Task directions: Would you retype, exactly and without the pictures, the lines between the line holding "Recreate this image" and the line holding "d3.scaleLinear().domain([0, 6000]).range([795.7, 1185.7]);", inclusive, and nothing else?

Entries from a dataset
-- begin --

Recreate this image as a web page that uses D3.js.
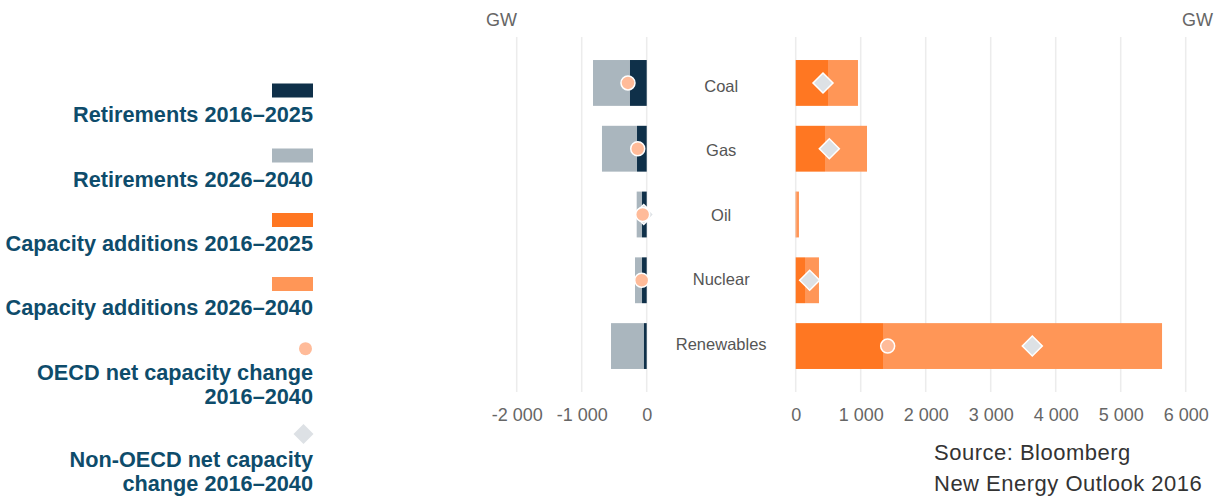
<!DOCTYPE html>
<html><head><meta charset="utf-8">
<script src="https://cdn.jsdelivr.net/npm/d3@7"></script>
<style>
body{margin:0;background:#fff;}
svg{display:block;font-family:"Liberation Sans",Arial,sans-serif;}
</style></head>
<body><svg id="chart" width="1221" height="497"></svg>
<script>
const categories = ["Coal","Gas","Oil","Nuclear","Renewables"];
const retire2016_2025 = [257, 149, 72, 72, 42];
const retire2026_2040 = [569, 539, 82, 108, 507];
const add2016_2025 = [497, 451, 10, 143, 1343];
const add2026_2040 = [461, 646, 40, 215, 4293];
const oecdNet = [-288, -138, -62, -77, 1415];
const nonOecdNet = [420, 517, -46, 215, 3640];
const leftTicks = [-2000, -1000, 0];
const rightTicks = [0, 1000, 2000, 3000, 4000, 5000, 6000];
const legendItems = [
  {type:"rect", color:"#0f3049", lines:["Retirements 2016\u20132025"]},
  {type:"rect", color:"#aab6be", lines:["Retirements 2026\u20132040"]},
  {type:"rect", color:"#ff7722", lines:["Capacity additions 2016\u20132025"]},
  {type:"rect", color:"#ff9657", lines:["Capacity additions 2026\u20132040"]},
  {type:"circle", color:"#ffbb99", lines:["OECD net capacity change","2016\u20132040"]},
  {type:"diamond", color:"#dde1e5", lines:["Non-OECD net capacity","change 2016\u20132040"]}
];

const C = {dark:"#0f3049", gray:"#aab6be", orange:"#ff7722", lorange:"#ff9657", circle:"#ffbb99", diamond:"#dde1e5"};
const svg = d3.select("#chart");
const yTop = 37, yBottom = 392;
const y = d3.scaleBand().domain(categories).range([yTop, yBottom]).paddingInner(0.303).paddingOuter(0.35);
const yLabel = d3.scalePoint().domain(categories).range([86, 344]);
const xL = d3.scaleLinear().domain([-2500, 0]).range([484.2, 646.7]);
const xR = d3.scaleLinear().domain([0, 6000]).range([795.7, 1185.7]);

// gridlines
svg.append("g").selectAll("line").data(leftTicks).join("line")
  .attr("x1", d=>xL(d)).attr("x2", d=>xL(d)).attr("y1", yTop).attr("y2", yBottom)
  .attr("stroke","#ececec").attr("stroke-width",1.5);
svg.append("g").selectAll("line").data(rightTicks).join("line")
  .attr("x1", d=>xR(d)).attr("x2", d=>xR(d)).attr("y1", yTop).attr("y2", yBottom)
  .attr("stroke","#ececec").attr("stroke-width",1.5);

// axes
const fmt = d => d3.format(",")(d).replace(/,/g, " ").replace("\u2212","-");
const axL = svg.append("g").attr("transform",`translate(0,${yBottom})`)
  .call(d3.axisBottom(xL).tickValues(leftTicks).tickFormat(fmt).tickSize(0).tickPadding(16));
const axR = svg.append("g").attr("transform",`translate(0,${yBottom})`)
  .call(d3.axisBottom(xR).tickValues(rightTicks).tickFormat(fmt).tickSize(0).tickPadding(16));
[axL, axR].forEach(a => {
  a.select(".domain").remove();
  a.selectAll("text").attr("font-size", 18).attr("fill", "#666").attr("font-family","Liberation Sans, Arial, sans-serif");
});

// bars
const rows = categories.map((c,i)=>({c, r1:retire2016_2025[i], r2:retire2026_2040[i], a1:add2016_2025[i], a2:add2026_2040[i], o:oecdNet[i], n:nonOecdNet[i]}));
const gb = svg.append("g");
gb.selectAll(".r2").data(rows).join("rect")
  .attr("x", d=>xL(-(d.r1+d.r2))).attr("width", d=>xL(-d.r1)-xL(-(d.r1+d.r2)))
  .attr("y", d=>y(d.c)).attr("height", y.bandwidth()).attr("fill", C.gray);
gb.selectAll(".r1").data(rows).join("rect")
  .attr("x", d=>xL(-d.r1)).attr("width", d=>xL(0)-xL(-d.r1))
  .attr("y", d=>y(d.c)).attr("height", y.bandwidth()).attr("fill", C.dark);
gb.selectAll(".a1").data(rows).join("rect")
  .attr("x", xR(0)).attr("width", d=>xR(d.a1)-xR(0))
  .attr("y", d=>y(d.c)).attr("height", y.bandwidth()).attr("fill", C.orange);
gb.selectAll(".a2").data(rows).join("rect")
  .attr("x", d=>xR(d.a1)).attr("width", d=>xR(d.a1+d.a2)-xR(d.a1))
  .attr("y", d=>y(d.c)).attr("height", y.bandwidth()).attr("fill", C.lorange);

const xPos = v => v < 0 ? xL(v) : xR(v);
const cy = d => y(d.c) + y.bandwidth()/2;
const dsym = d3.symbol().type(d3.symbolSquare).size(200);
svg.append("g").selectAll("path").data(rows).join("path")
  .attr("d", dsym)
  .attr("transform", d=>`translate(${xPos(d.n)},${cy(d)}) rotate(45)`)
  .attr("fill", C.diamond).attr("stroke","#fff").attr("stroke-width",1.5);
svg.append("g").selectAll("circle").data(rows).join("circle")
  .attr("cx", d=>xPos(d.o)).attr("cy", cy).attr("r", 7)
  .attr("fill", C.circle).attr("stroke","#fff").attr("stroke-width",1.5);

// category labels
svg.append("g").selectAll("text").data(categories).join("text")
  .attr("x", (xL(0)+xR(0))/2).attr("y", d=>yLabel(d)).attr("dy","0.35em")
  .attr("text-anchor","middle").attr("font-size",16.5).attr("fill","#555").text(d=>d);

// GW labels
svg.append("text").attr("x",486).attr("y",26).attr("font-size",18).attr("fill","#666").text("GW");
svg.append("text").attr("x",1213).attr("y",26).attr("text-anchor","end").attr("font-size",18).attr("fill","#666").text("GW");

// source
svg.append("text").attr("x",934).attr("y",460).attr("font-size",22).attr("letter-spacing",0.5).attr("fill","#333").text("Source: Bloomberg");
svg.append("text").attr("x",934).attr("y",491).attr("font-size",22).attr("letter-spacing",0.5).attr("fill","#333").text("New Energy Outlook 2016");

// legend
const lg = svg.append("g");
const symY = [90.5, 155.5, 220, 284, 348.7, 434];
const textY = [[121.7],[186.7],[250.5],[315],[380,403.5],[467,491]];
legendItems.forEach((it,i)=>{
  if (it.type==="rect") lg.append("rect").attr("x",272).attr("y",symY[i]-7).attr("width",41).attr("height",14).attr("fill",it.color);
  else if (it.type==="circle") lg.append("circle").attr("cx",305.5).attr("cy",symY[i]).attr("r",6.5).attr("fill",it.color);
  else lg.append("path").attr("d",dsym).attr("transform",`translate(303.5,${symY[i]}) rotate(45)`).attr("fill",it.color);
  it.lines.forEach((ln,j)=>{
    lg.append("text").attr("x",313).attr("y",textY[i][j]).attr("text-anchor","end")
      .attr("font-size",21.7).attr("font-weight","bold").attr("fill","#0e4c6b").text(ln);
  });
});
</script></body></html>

-- end --
-- begin --

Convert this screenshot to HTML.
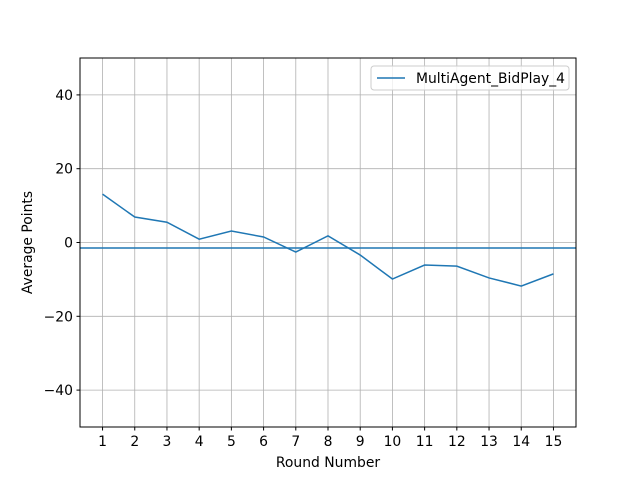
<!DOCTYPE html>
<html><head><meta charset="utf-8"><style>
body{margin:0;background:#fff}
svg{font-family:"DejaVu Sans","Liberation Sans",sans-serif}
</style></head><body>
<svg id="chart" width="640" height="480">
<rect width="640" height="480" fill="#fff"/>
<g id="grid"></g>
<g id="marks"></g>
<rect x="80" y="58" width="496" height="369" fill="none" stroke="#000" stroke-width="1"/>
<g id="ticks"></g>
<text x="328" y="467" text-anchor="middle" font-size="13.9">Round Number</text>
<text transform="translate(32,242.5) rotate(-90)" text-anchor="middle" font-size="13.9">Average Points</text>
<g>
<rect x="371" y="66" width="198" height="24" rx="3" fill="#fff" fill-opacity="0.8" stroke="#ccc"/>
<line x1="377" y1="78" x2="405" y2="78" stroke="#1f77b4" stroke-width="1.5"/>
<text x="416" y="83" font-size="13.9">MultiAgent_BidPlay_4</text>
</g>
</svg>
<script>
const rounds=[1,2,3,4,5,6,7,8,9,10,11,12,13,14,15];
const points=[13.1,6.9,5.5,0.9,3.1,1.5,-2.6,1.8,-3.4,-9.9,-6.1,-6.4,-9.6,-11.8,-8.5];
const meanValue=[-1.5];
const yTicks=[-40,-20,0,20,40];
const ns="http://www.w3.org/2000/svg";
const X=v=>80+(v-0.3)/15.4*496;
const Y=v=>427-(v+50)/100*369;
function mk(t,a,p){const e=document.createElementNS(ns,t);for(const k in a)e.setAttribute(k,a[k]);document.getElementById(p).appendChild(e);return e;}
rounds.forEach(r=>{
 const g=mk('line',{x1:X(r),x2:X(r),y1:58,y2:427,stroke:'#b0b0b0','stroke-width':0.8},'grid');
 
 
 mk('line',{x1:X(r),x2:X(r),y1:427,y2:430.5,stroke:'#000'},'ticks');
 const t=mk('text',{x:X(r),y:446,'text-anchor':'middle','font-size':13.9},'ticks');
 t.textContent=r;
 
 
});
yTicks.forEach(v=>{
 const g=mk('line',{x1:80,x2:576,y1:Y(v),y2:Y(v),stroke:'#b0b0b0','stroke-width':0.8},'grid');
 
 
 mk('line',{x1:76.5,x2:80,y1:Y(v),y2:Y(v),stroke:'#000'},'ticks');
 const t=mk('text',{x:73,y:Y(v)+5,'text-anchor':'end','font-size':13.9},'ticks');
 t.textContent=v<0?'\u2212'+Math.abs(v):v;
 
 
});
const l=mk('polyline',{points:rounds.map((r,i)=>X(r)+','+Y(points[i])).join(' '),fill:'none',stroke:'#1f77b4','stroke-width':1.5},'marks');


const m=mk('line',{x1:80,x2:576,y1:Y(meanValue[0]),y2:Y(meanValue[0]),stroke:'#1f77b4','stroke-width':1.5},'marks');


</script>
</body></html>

-- end --

Result:
Recreate this image as a web page that uses D3.js.
<!DOCTYPE html>
<html><head><meta charset="utf-8">
<script src="https://cdn.jsdelivr.net/npm/d3@7"></script>
<style>
body{margin:0;background:#fff;}
svg{display:block;font-family:"Liberation Sans",Arial,sans-serif;}
</style></head>
<body><svg id="chart" width="1221" height="497"></svg>
<script>
const categories = ["Coal","Gas","Oil","Nuclear","Renewables"];
const retire2016_2025 = [257, 149, 72, 72, 42];
const retire2026_2040 = [569, 539, 82, 108, 507];
const add2016_2025 = [497, 451, 10, 143, 1343];
const add2026_2040 = [461, 646, 40, 215, 4293];
const oecdNet = [-288, -138, -62, -77, 1415];
const nonOecdNet = [420, 517, -46, 215, 3640];
const leftTicks = [-2000, -1000, 0];
const rightTicks = [0, 1000, 2000, 3000, 4000, 5000, 6000];
const legendItems = [
  {type:"rect", color:"#0f3049", lines:["Retirements 2016\u20132025"]},
  {type:"rect", color:"#aab6be", lines:["Retirements 2026\u20132040"]},
  {type:"rect", color:"#ff7722", lines:["Capacity additions 2016\u20132025"]},
  {type:"rect", color:"#ff9657", lines:["Capacity additions 2026\u20132040"]},
  {type:"circle", color:"#ffbb99", lines:["OECD net capacity change","2016\u20132040"]},
  {type:"diamond", color:"#dde1e5", lines:["Non-OECD net capacity","change 2016\u20132040"]}
];

const C = {dark:"#0f3049", gray:"#aab6be", orange:"#ff7722", lorange:"#ff9657", circle:"#ffbb99", diamond:"#dde1e5"};
const svg = d3.select("#chart");
const yTop = 37, yBottom = 392;
const y = d3.scaleBand().domain(categories).range([yTop, yBottom]).paddingInner(0.303).paddingOuter(0.35);
const yLabel = d3.scalePoint().domain(categories).range([86, 344]);
const xL = d3.scaleLinear().domain([-2500, 0]).range([484.2, 646.7]);
const xR = d3.scaleLinear().domain([0, 6000]).range([795.7, 1185.7]);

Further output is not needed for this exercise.